To create the film and to deepen the understanding of the world evoked by the photograph, Manna consulted both private and public archives, as well as historians and sociologists including Dr Salim Tamari, Issam Nassar and her father, Dr Adel Manna. Her research yielded source images from the Eric and Edith Matson Photograph Collection held in the Library of Congress, which appear interspersed throughout the film (rather than simulated like the group portrait) as a foil for the film’s social context and the private dreaming of the protagonist. These include a photograph of a Middle Eastern merchant sipping tea with a group of British men, suggesting a detail from the biography of Roch, who was invited to the UK to speak at a conference on the Palestinian question. According to the story, he brought back the Pierrot costumes from this trip, attesting to the porosity between East and West that would be overshadowed by World War II.

This interplay between archival photographs and simulated scenes suspends the Palestinian bourgeoisie of the 1940s in a limbo between present and past time and space. Through the recurrent oscillating between static and moving images – between the external ‘fact’ of the indexical image, and the inward contemplative space suggested by the experiential image (the contemporary actors, the colour video medium) – the work re-animates the archive and offers up a third space – neither fact nor purely fictional – a psychic space of dreaming that is not Roch’s alone. A Sketch shows us how the artistic strategy of re-enactment invokes the lived dimension of history and the private life of politics.

Historical re-enactment is currently circulating heavily in art-world contexts, where historical tropes and content speak to the inheritances and conditions of the contemporary. Omer Fast’s 2005 film Godville, for example, used the site of a living-history museum in colonial Williamsburg to animate contemporary relationships to the imagined past of Virginia. In 2007, Nato Thompson curated ‘A Historic Occasion: Artists Making History’, a survey at Mass MoCA of artists interested in historical retelling, including Paul Chan, Jeremy Deller, Peggy Diggs, Felix Gmelin, Kerry James Marshall, Trevor Paglen, Greta Pratt, Dario Robleto, Nebojsa Seric-Shoba, Yinka Shonibare and Allison Smith. The exhibition took a materialist bent on historical revision, looking at how visual artists render history through objects, especially in a cultural climate where, according to Thompson, the ‘very idea of history seems under siege’ by historians rewriting the past, thinning attention spans, accelerated news cycles and amnesiac governments. In this exhibition, and in films like Manna’s that speak to the present through the past by referencing archival images or moments of historical rupture, one aim is to deliberately slow things down in order to sidestep these modern conditions. 
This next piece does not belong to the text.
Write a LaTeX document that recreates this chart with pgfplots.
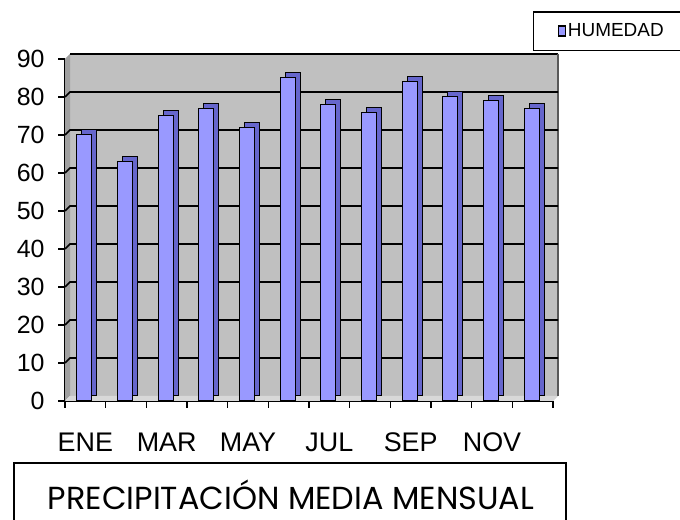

In A Sketch of Manners, the overlay of a twentieth-century past and current events is palpable, if restrained. While we are afforded the spaciousness of historical distance, we can also understand Manna’s film as a direct commentary on the present. Other film and performance work takes up a more recent history of the last five years. Lebanese performance and stage artist Rabih Mroué, for instance, takes as his focus the current political unrest and protest movements throughout the Arab world. However, recent approaches to historical re-enactment can be observed not just in films, but also in paintings that refer to art history or create a historical imaginary that ties into the present. Emerging artists like Los Angeles-based Kour Pour, who recreates Eastern rugs through a process of transfer and erasure, retell a cultural narrative pictorially. The more archaeological, process-based conceptual paintings of Lebanese poet and painter Etel Adnan, recently included in Documenta 13, present a series of amalgamated objects and images that point to Lebanon’s 1975–90 civil war, when militiamen occupied Beirut’s National Museum, a reference that potently alludes to current events in the country. 

The trend for using historical contexts as a vehicle to respond to the urgencies of current local and global protest movements and unrest means that the Middle East has been the historical locus du jour, with many film-makers and visual artists of this region circulating more widely on the international scene than they have done previously. Yet historical re-tellers are not always ‘native informants’ or cultural ambassadors hungry to broaden the cultural breadth and understanding of a Eurocentric West or an increasingly cosmopolitan and international art world. Sometimes, they are Western ethnographer-documentarians working with decidedly ahistorical approaches to storytelling. The striking release The Act of Killing (2012) by Joshua Oppenheim pushes documentary re-enactment towards the experimental, blurring the genre of documentary feature. Oppenheim’s implicit denunciation of the Western military-ideological projects of the Cold War and beyond focuses on the massacre, funded by the United States, of more than 500,000 communists and ethnic Chinese in Indonesia during the mid-1960s. The gangster Anwar Congo led the most notorious death squad in North Sumatra. Oppenheimer invites Anwar and his associates to re-enact the genocide as a theatrical dance macabre, using sets and costumes. The viewer is launched into the slippery terrain of Anwar’s trauma-afflicted psyche as he and his friends re-enact, in increasingly elaborate set-ups, their methods of killing. This performance of earlier crimes by living perpetrators proves that re-enactment is more than just a de-politicised visual strategy; it can convey the violent effects of politics better than any statistical abstraction. The re-enactors activate history as they re-write it in real time. The creation of a tertiary space of consciousness through the combination of documentary sources and artistic elements resurrects the depths of the collective unconscious. 

More dreamscape than nightmare, it would be inappropriate to compare Manna’s film to such a full-length re-enactment. A Sketch concisely signifies the unconscious without actually exhuming its contents. (It is enough to hear Baudelaire’s lines and see Roch sleeping on the sofa, to extract the notion of dreaming.) Nevertheless, with its capsular view onto the past, it offers an account that gently defies the prevailing Western cultural bias, which sees the East as hardened by radicalism and categorically antagonistic to Western influence. Like the bon-vivant pleasantries of Roch’s last masquerade, the representation of the psychic space of the dream is a depiction that also runs counter to the expectations of dominant forms of historical narration. In Manna’s short film we find a world of pleasure on the brink of a tectonic geopolitical shift. With her deft transitions from archival image to personal imaginings, she offers a cavernous space that echoes with the traumas of the twentieth century.